(Requirement)
Write out the data again in full, exactly as it reads.

(Information supplied)
+ + + + + + +
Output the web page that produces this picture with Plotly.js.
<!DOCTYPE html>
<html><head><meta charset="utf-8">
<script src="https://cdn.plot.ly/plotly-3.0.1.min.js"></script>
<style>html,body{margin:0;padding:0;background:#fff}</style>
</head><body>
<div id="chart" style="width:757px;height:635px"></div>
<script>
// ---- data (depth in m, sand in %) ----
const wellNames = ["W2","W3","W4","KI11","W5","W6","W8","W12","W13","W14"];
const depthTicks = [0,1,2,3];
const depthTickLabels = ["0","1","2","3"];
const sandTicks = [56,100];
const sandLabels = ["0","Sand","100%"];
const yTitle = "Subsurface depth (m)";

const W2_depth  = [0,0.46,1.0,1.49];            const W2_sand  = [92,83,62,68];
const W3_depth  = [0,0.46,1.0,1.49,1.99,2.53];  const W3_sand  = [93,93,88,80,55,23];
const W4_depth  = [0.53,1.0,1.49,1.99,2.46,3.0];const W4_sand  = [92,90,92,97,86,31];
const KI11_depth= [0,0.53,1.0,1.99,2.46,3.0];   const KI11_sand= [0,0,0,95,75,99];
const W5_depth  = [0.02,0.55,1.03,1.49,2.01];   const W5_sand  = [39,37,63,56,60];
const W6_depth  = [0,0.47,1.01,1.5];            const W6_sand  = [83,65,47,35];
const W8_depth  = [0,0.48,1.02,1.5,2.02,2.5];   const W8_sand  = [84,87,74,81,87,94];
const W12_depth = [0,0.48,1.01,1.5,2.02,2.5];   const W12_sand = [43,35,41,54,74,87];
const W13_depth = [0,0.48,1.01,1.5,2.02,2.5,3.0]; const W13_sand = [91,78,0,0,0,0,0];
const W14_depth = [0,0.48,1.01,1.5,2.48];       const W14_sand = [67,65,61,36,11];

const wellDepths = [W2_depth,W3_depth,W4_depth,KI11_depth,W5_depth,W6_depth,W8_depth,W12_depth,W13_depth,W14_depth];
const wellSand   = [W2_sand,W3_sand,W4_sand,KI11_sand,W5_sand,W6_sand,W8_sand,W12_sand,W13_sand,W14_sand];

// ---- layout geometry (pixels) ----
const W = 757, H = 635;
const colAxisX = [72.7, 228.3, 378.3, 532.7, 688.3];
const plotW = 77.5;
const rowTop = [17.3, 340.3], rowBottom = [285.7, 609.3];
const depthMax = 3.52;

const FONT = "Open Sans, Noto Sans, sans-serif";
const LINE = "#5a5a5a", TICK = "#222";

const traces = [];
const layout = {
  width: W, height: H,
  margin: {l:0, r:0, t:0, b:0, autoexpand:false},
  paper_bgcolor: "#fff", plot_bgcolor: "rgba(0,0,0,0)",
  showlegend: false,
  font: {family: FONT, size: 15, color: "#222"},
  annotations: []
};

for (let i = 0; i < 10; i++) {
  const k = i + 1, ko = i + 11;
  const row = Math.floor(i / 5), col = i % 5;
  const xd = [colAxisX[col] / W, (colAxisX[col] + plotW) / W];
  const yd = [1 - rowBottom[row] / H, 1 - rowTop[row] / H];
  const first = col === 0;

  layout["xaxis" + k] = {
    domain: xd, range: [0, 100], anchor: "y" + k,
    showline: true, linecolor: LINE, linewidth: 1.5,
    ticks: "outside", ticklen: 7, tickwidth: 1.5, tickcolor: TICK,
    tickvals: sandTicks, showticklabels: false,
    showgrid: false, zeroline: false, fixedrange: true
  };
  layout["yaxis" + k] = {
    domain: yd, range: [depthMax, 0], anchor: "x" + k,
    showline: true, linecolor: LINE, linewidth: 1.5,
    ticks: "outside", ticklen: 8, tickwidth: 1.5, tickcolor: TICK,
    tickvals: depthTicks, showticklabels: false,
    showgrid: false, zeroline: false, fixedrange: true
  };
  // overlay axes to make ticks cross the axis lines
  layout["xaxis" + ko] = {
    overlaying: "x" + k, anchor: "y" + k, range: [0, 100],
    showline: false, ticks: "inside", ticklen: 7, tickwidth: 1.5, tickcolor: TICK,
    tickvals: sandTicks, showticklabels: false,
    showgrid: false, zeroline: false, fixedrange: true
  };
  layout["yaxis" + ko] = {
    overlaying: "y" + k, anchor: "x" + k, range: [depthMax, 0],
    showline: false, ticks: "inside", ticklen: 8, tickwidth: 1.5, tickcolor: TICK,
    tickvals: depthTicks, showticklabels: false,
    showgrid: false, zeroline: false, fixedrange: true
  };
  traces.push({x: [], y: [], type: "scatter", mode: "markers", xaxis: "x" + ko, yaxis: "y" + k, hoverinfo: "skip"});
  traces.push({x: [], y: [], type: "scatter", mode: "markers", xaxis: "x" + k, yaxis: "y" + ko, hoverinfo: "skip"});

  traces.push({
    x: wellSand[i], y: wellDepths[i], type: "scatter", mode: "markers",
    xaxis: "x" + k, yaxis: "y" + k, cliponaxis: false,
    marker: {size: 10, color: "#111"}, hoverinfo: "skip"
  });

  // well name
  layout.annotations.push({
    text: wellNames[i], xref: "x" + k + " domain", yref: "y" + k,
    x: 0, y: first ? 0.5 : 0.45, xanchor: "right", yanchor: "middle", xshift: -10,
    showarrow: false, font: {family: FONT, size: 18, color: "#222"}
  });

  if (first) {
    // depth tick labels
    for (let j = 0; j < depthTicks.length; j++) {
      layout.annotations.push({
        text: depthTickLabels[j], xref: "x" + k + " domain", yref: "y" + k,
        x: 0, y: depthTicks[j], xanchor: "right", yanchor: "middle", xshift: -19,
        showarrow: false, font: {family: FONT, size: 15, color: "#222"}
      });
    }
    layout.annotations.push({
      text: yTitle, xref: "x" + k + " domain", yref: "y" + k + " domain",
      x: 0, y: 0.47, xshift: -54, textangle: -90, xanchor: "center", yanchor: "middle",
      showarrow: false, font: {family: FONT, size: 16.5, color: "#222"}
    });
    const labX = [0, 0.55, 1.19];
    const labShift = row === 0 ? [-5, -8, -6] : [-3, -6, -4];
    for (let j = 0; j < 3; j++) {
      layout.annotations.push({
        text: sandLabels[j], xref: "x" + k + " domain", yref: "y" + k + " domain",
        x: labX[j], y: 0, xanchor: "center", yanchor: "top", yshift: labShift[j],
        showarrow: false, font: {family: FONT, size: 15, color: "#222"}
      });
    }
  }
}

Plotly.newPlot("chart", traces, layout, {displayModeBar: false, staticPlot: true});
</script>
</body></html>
+ + + + + + +
(Answer for this exercise)
Output the web page that produces this picture with Plotly.js.
<!DOCTYPE html>
<html><head><meta charset="utf-8">
<script src="https://cdn.plot.ly/plotly-3.0.1.min.js"></script>
<style>html,body{margin:0;padding:0;background:#fff}</style>
</head><body>
<div id="chart" style="width:757px;height:635px"></div>
<script>
// ---- data (depth in m, sand in %) ----
const wellNames = ["W2","W3","W4","KI11","W5","W6","W8","W12","W13","W14"];
const depthTicks = [0,1,2,3];
const depthTickLabels = ["0","1","2","3"];
const sandTicks = [56,100];
const sandLabels = ["0","Sand","100%"];
const yTitle = "Subsurface depth (m)";

const W2_depth  = [0,0.46,1.0,1.49];            const W2_sand  = [92,83,62,68];
const W3_depth  = [0,0.46,1.0,1.49,1.99,2.53];  const W3_sand  = [93,93,88,80,55,23];
const W4_depth  = [0.53,1.0,1.49,1.99,2.46,3.0];const W4_sand  = [92,90,92,97,86,31];
const KI11_depth= [0,0.53,1.0,1.99,2.46,3.0];   const KI11_sand= [0,0,0,95,75,99];
const W5_depth  = [0.02,0.55,1.03,1.49,2.01];   const W5_sand  = [39,37,63,56,60];
const W6_depth  = [0,0.47,1.01,1.5];            const W6_sand  = [83,65,47,35];
const W8_depth  = [0,0.48,1.02,1.5,2.02,2.5];   const W8_sand  = [84,87,74,81,87,94];
const W12_depth = [0,0.48,1.01,1.5,2.02,2.5];   const W12_sand = [43,35,41,54,74,87];
const W13_depth = [0,0.48,1.01,1.5,2.02,2.5,3.0]; const W13_sand = [91,78,0,0,0,0,0];
const W14_depth = [0,0.48,1.01,1.5,2.48];       const W14_sand = [67,65,61,36,11];

const wellDepths = [W2_depth,W3_depth,W4_depth,KI11_depth,W5_depth,W6_depth,W8_depth,W12_depth,W13_depth,W14_depth];
const wellSand   = [W2_sand,W3_sand,W4_sand,KI11_sand,W5_sand,W6_sand,W8_sand,W12_sand,W13_sand,W14_sand];

// ---- layout geometry (pixels) ----
const W = 757, H = 635;
const colAxisX = [72.7, 228.3, 378.3, 532.7, 688.3];
const plotW = 77.5;
const rowTop = [17.3, 340.3], rowBottom = [285.7, 609.3];
const depthMax = 3.52;

const FONT = "Open Sans, Noto Sans, sans-serif";
const LINE = "#5a5a5a", TICK = "#222";

const traces = [];
const layout = {
  width: W, height: H,
  margin: {l:0, r:0, t:0, b:0, autoexpand:false},
  paper_bgcolor: "#fff", plot_bgcolor: "rgba(0,0,0,0)",
  showlegend: false,
  font: {family: FONT, size: 15, color: "#222"},
  annotations: []
};

for (let i = 0; i < 10; i++) {
  const k = i + 1, ko = i + 11;
  const row = Math.floor(i / 5), col = i % 5;
  const xd = [colAxisX[col] / W, (colAxisX[col] + plotW) / W];
  const yd = [1 - rowBottom[row] / H, 1 - rowTop[row] / H];
  const first = col === 0;

  layout["xaxis" + k] = {
    domain: xd, range: [0, 100], anchor: "y" + k,
    showline: true, linecolor: LINE, linewidth: 1.5,
    ticks: "outside", ticklen: 7, tickwidth: 1.5, tickcolor: TICK,
    tickvals: sandTicks, showticklabels: false,
    showgrid: false, zeroline: false, fixedrange: true
  };
  layout["yaxis" + k] = {
    domain: yd, range: [depthMax, 0], anchor: "x" + k,
    showline: true, linecolor: LINE, linewidth: 1.5,
    ticks: "outside", ticklen: 8, tickwidth: 1.5, tickcolor: TICK,
    tickvals: depthTicks, showticklabels: false,
    showgrid: false, zeroline: false, fixedrange: true
  };
  // overlay axes to make ticks cross the axis lines
  layout["xaxis" + ko] = {
    overlaying: "x" + k, anchor: "y" + k, range: [0, 100],
    showline: false, ticks: "inside", ticklen: 7, tickwidth: 1.5, tickcolor: TICK,
    tickvals: sandTicks, showticklabels: false,
    showgrid: false, zeroline: false, fixedrange: true
  };
  layout["yaxis" + ko] = {
    overlaying: "y" + k, anchor: "x" + k, range: [depthMax, 0],
    showline: false, ticks: "inside", ticklen: 8, tickwidth: 1.5, tickcolor: TICK,
    tickvals: depthTicks, showticklabels: false,
    showgrid: false, zeroline: false, fixedrange: true
  };
  traces.push({x: [], y: [], type: "scatter", mode: "markers", xaxis: "x" + ko, yaxis: "y" + k, hoverinfo: "skip"});
  traces.push({x: [], y: [], type: "scatter", mode: "markers", xaxis: "x" + k, yaxis: "y" + ko, hoverinfo: "skip"});

  traces.push({
    x: wellSand[i], y: wellDepths[i], type: "scatter", mode: "markers",
    xaxis: "x" + k, yaxis: "y" + k, cliponaxis: false,
    marker: {size: 10, color: "#111"}, hoverinfo: "skip"
  });

  // well name
  layout.annotations.push({
    text: wellNames[i], xref: "x" + k + " domain", yref: "y" + k,
    x: 0, y: first ? 0.5 : 0.45, xanchor: "right", yanchor: "middle", xshift: -10,
    showarrow: false, font: {family: FONT, size: 18, color: "#222"}
  });

  if (first) {
    // depth tick labels
    for (let j = 0; j < depthTicks.length; j++) {
      layout.annotations.push({
        text: depthTickLabels[j], xref: "x" + k + " domain", yref: "y" + k,
        x: 0, y: depthTicks[j], xanchor: "right", yanchor: "middle", xshift: -19,
        showarrow: false, font: {family: FONT, size: 15, color: "#222"}
      });
    }
    layout.annotations.push({
      text: yTitle, xref: "x" + k + " domain", yref: "y" + k + " domain",
      x: 0, y: 0.47, xshift: -54, textangle: -90, xanchor: "center", yanchor: "middle",
      showarrow: false, font: {family: FONT, size: 16.5, color: "#222"}
    });
    const labX = [0, 0.55, 1.19];
    const labShift = row === 0 ? [-5, -8, -6] : [-3, -6, -4];
    for (let j = 0; j < 3; j++) {
      layout.annotations.push({
        text: sandLabels[j], xref: "x" + k + " domain", yref: "y" + k + " domain",
        x: labX[j], y: 0, xanchor: "center", yanchor: "top", yshift: labShift[j],
        showarrow: false, font: {family: FONT, size: 15, color: "#222"}
      });
    }
  }
}

Plotly.newPlot("chart", traces, layout, {displayModeBar: false, staticPlot: true});
</script>
</body></html>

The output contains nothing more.